From Kernel to Kubernetes: A Deep Dive into the Linux CFS Scheduler
Introduction: The Unsung Hero of Your OS
Ever wonder how your computer can stream music, browse the web, and run a dozen other tasks all at the same time without collapsing? The magic behind this multitasking is the Operating System Scheduler. It’s the traffic cop of your CPU, deciding which process gets to run and for how long.
In the Linux world, the default scheduler is a marvel of engineering called the Completely Fair Scheduler (CFS). In this post, we’ll unpack what CFS is, how it works, see it in action with Kubernetes, and even learn how to tell when it’s causing performance problems.
The “Why”: A Fairer Approach to Scheduling
Before CFS, the Linux scheduler (the O(1) scheduler) tried to be clever by dividing processes into “interactive” (like your text editor) and “batch” (like a long-running script) tasks. The problem was, it had to guess which was which, and it sometimes guessed wrong, leading to a laggy user experience.
CFS was created to eliminate this guesswork. Its goal was simple: instead of relying on complex rules, create one model based on a single principle: be fair to every process.
The “How”: The Genius of Virtual Runtime
The core concept that powers CFS is virtual runtime (or vruntime
). Every task gets its own vruntime
counter, and the scheduler follows one simple rule:
Always run the task with the lowest
vruntime
.
Think of it as a race where the runner who has run the least gets to take the next step. As a process runs on the CPU, its vruntime
increases. Eventually, another waiting process will have a lower vruntime
, and the scheduler will switch to that one.
To find the task with the lowest vruntime
instantly, CFS uses an efficient data structure called a Red-Black Tree.
Of course, not all tasks are equal. We can influence the scheduler using a nice
value (-20 for highest priority, +19 for lowest). A high-priority task’s vruntime
increases more slowly, so the scheduler picks it more often.
CFS in the Real World: Kubernetes CPU Limits
This kernel-level feature is the foundation for resource management in modern systems like Kubernetes. When you set a CPU limit on a container, you’re directly configuring CFS.
For example, setting limits: cpu: "500m"
(0.5 CPU) doesn’t give your container half a physical core. Instead, it uses two CFS parameters:
cpu.cfs_period_us
: A fixed time window, usually 100ms.cpu.cfs_quota_us
: The total CPU time your container can use within that period.
A limit of “0.5 CPU” means your container gets a budget of 50ms of CPU time to spend every 100ms.

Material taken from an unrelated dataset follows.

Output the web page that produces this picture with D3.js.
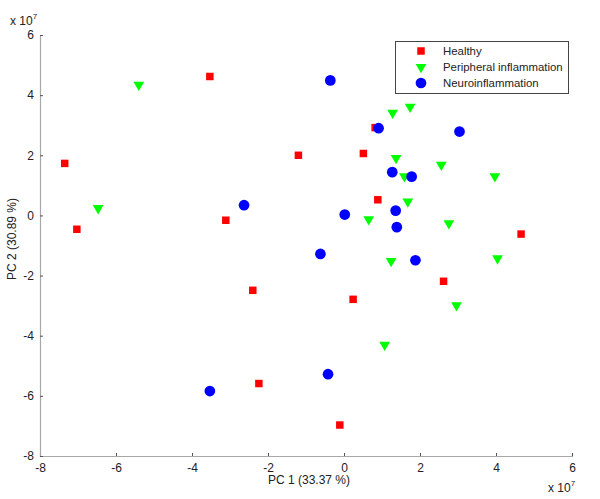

If it uses its budget early, it gets throttled—forced to wait for the next period, even if the CPU is idle. This can happen even at low average CPU usage if the workload is “bursty.”
Debugging in Practice: Are You Being Throttled?
Throttling can cause mysterious latency issues. Here are two ways to check for it.
1. Using Monitoring Tools (Prometheus)
The easiest way is to check your monitoring dashboard. Look for these two metrics:
container_cpu_cfs_throttled_periods_total
: How many times the container was throttled.container_cpu_cfs_throttled_seconds_total
: The total time spent throttled.
If these numbers are constantly increasing, you have a throttling problem.
2. Checking the Kernel Directly
On the node where your pod is running, you can find the container’s unique Cgroup directory and read the cpu.stat
file.
# First, find your container ID
$ crictl ps | grep <your-pod-name>
a1b2c3d4e5f6 ...
# Then, find its cgroup directory and check the stats
$ cat /sys/fs/cgroup/cpu/kubepods/.../a1b2c3d4e5f6/cpu.stat
The output will contain nr_throttled
and throttled_time
values. If they are rising, you’ve confirmed throttling at the source.
A Quick Comparison: What About Windows?
It’s interesting to note that Windows takes a different approach. The Windows Scheduler is a priority-based preemptive scheduler. Instead of fairness, it uses 32 priority levels. It will always run a higher-priority task before a lower-priority one.
To keep the system responsive, it uses dynamic priority boosting, temporarily increasing a thread’s priority when you, for example, click your mouse or type on your keyboard.
Conclusion
From a simple principle of fairness, the Linux CFS scheduler provides a powerful and robust foundation for managing processes. By understanding its core mechanism of vruntime
and how that translates to real-world tools like Kubernetes CPU limits, you can better build, manage, and debug modern applications.